If you have spent significant time and resources coaching a direct report, the job isn’t over until you document that development. Routine documentation is an important part of any performance management or coaching process, as it provides:
- Follow-up support to your coaching – The most important reason to document coaching sessions is to provide your direct reports with a written record of the coaching so they can reference it back on the job. It serves as a reinforcement of what you discussed.
- Documentation for HR purposes – If you need to justify a promotion or placing a direct report on a performance improvement plan, your coaching documentation provides a record of the actions you have taken to date.
- A record for you – Documentation of your coaching sessions can help you plan further development of the direct report or can be valuable when writing year-end performance appraisals.
What You Should Document
You should document any type of performance, disciplinary, or developmental discussion you have with your direct reports. This includes coaching conversations and performance assessment discussions, as well as any e-mails or notes you send to direct reports regarding their job responsibilities or performance. You must maintain records for all your direct reports, not just the poor-performing ones, and you should keep all types of communications, not just the constructive or negative ones.
At first, documenting may seem overwhelming, but the following simple guidelines can ensure that you incorporate recording into your management processes:
1. Send follow-up e-mails.
Send direct reports a follow-up e-mail after every performance- or coaching-related conversation. This not only gives them a written record of the discussion but also provides you with a document of record.
2. Make notes or memos to self.
After every conversation, record an electronic or a handwritten note to yourself that you file away in a safe and secure place.
3. Keep a running log.
Some managers like to keep a running log of conversations in their own personal notebooks or journal logs. This can be effective because you can keep your notes on all your direct reports in one place.
4. Set up an e-mail file.
Store follow-up e-mails along with e-mails you get from your direct reports or from others about your direct reports in a secure place on your computer.

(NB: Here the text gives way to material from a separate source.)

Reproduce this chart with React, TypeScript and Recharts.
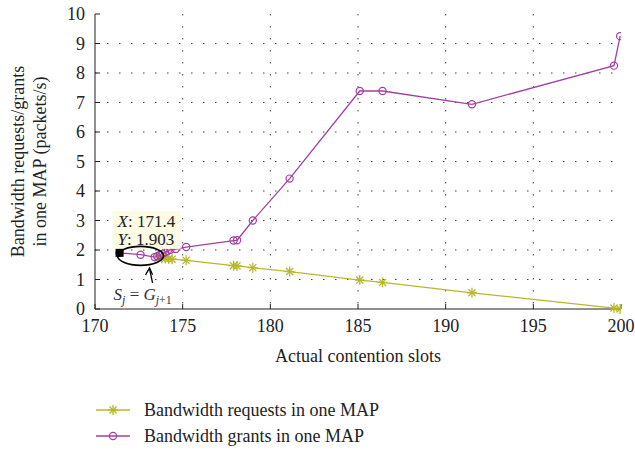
import React from 'react';
import {
   LineChart,
   Line,
   XAxis,
   YAxis,
   CartesianGrid,
   Label,
   ReferenceDot,
} from 'recharts';

// Bandwidth requests in one MAP
const requestSlots = [173.6, 173.8, 174.0, 174.2, 174.4, 175.2, 177.9, 178.1, 179.0, 181.1, 185.1, 186.4, 191.5, 199.6, 199.95];
const requestValues = [1.73, 1.72, 1.71, 1.7, 1.69, 1.65, 1.47, 1.46, 1.4, 1.27, 0.98, 0.9, 0.55, 0.03, 0.0];

// Bandwidth grants in one MAP
const grantSlots = [171.4, 172.6, 173.4, 173.55, 173.7, 173.85, 174.0, 174.15, 174.3, 174.6, 175.2, 177.9, 178.1, 179.0, 181.1, 185.1, 186.4, 191.5, 199.6, 199.95];
const grantValues = [1.903, 1.84, 1.76, 1.79, 1.83, 1.87, 1.92, 1.97, 2.01, 2.03, 2.1, 2.32, 2.33, 3.0, 4.42, 7.39, 7.39, 6.94, 8.25, 9.25];

const seriesNames = ['Bandwidth requests in one MAP', 'Bandwidth grants in one MAP'];

const xTicks = [170, 175, 180, 185, 190, 195, 200];
const yTicks = [0, 1, 2, 3, 4, 5, 6, 7, 8, 9, 10];

const tipX = 171.4;
const tipY = 1.903;

const requests = requestSlots.map((x, i) => ({ x, y: requestValues[i] }));
const grants = grantSlots.map((x, i) => ({ x, y: grantValues[i] }));

const FONT = '"Liberation Serif", "DejaVu Serif", serif';
const PURPLE = '#a3409f';
const OLIVE = '#b7b82e';

const Star = (props: any) => {
   const { cx, cy, key } = props;
   if (cx == null || cy == null) return null;
   const r = 5;
   const d = r * 0.707;
   return (
      <g key={key} stroke={OLIVE} strokeWidth={1.3}>
         <line x1={cx - r} y1={cy} x2={cx + r} y2={cy} />
         <line x1={cx} y1={cy - r} x2={cx} y2={cy + r} />
         <line x1={cx - d} y1={cy - d} x2={cx + d} y2={cy + d} />
         <line x1={cx - d} y1={cy + d} x2={cx + d} y2={cy - d} />
      </g>
   );
};

const Ring = (props: any) => {
   const { cx, cy, key } = props;
   if (cx == null || cy == null) return null;
   return <circle key={key} cx={cx} cy={cy} r={3.6} fill="none" stroke={PURPLE} strokeWidth={1.2} />;
};

const DataTip = (props: any) => {
   const { cx, cy } = props;
   if (cx == null || cy == null) return <g />;
   return (
      <g fontFamily={FONT}>
         <rect x={cx - 7} y={cy - 42} width={68} height={38} fill="#fbfbe6" />
         <text x={cx - 2} y={cy - 26} fontSize={17} fill="#222">
            <tspan fontStyle="italic">X</tspan>: 171.4
         </text>
         <text x={cx - 2} y={cy - 8} fontSize={17} fill="#222">
            <tspan fontStyle="italic">Y</tspan>: 1.903
         </text>
         <ellipse cx={cx + 21} cy={cy + 3} rx={23} ry={9.5} fill="none" stroke="#000" strokeWidth={1.6} />
         <line x1={cx + 33} y1={cy + 30} x2={cx + 30} y2={cy + 16} stroke="#000" strokeWidth={1.3} />
         <path d={`M ${cx + 26} ${cy + 22} L ${cx + 30} ${cy + 15} L ${cx + 33} ${cy + 22}`} fill="none" stroke="#000" strokeWidth={1.3} />
         <rect x={cx - 4} y={cy - 4} width={8} height={8} fill="#000" />
         <text x={cx - 6} y={cy + 47} fontSize={17} fill="#333">
            <tspan fontStyle="italic">S</tspan>
            <tspan fontStyle="italic" fontSize={12} dy={4}>j</tspan>
            <tspan dy={-4}> = </tspan>
            <tspan fontStyle="italic">G</tspan>
            <tspan fontStyle="italic" fontSize={12} dy={4}>j</tspan>
            <tspan fontSize={12}>+1</tspan>
         </text>
      </g>
   );
};

const YTitle = (props: any) => {
   const vb = props.viewBox || { x: 55, y: 14, width: 40, height: 295 };
   const cy = vb.y + vb.height / 2;
   const x1 = vb.x - 37;
   const x2 = vb.x - 15;
   return (
      <g fontFamily={FONT} fontSize={18} fill="#222" textAnchor="middle">
         <text x={x1} y={cy} transform={`rotate(-90 ${x1} ${cy})`} dy={6}>
            Bandwidth requests/grants
         </text>
         <text x={x2} y={cy} transform={`rotate(-90 ${x2} ${cy})`} dy={6}>
            in one MAP (packets/s)
         </text>
      </g>
   );
};

const LegendBox = () => (
   <div
      style={{
         position: 'absolute',
         left: 96,
         top: 397,
         fontFamily: FONT,
         fontSize: 18,
         color: '#222',
      }}
   >
      {seriesNames.map((name, i) => (
         <div key={name} style={{ display: 'flex', alignItems: 'center', height: 26 }}>
            <svg width={48} height={20}>
               <line x1={0} y1={10} x2={34} y2={10} stroke={i === 0 ? OLIVE : PURPLE} strokeWidth={1.5} />
               {i === 0 ? <Star cx={17} cy={10} /> : <Ring cx={17} cy={10} />}
            </svg>
            <span>{name}</span>
         </div>
      ))}
   </div>
);

export default function App() {
   return (
      <div style={{ position: 'absolute', left: 0, top: 0, width: 635, height: 453, background: '#fff' }}>
         <LineChart
            width={635}
            height={453}
            margin={{ top: 14, right: 14, left: 55, bottom: 114 }}
         >
            <CartesianGrid
               stroke="#444"
               strokeDasharray="1.5 10.5"
               horizontalValues={[1, 2, 3, 4, 5, 6, 7, 8, 9]}
               verticalValues={[175, 180, 185, 190, 195]}
            />
            <XAxis
               type="number"
               dataKey="x"
               domain={[170, 200]}
               ticks={xTicks}
               allowDataOverflow
               height={30}
               stroke="#222"
               tickSize={-5}
               tickMargin={15}
               tick={{ fontFamily: FONT, fontSize: 18, fill: '#222' }}
            >
               <Label value="Actual contention slots" position="bottom" offset={10} style={{ fontFamily: FONT, fontSize: 18, fill: '#222' }} />
            </XAxis>
            <XAxis
               xAxisId="top"
               orientation="top"
               type="number"
               domain={[170, 200]}
               ticks={xTicks}
               height={0}
               stroke="#222"
               tickSize={-5}
               tick={false}
            />
            <YAxis
               type="number"
               domain={[0, 10]}
               ticks={yTicks}
               width={40}
               stroke="#222"
               tickSize={-5}
               tickMargin={15}
               interval={0}
               tick={{ fontFamily: FONT, fontSize: 18, fill: '#222' }}
            >
               <Label content={YTitle} />
            </YAxis>
            <YAxis
               yAxisId="right"
               orientation="right"
               type="number"
               domain={[0, 10]}
               ticks={yTicks}
               width={0}
               stroke="#222"
               tickSize={-5}
               tick={false}
            />
            <Line
               data={requests}
               dataKey="y"
               name={seriesNames[0]}
               stroke={OLIVE}
               strokeWidth={1.3}
               dot={Star}
               isAnimationActive={false}
            />
            <Line
               data={grants}
               dataKey="y"
               name={seriesNames[1]}
               stroke={PURPLE}
               strokeWidth={1.3}
               dot={Ring}
               isAnimationActive={false}
            />
            <ReferenceDot x={tipX} y={tipY} shape={DataTip} ifOverflow="visible" />
         </LineChart>
         <LegendBox />
      </div>
   );
}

Your HR department will have a policy about how long to retain these documents or notes. A common length of time to retain them is three years, but your company may have a different policy. It’s important not to retain the records any longer than necessary.
How to Effectively Document a Conversation
Your written comments should always be professional and focused on data, observations, and/or facts. There is an adage that describes good documentation: You should never write anything that you would want retracted from the New York Times if it showed up on the front page. If you are having a performance or developmental conversation with a direct report, ensure that your record of the conversation includes:
- Topic of conversation – Clearly defined subject of the conversation and why you had the conversation
- What you discussed – The key points discussed; for example, if it was a coaching conversation, then record evidence-based examples and feedback
- Follow-up action steps – What action you and the direct report agreed to take after the session
- Date of conversation – Always date any document of record
You may think of other ways to create documents of record. The key is simply to do it. It’s a best practice for trying to develop someone to a higher performance level. It gives direct reports a written record of the conversation, including what they are doing well, what they need to improve, and the action steps you agreed to. From a performance improvement perspective, it provides evidence of the steps you took to improve a direct report’s performance. On the positive side, having comprehensive document-of-record files on your direct reports sure makes year-end performance appraisals easier to write. Or if you’re trying to help a direct report land a promotion, your documentation can provide a record of all the development he or she has achieved.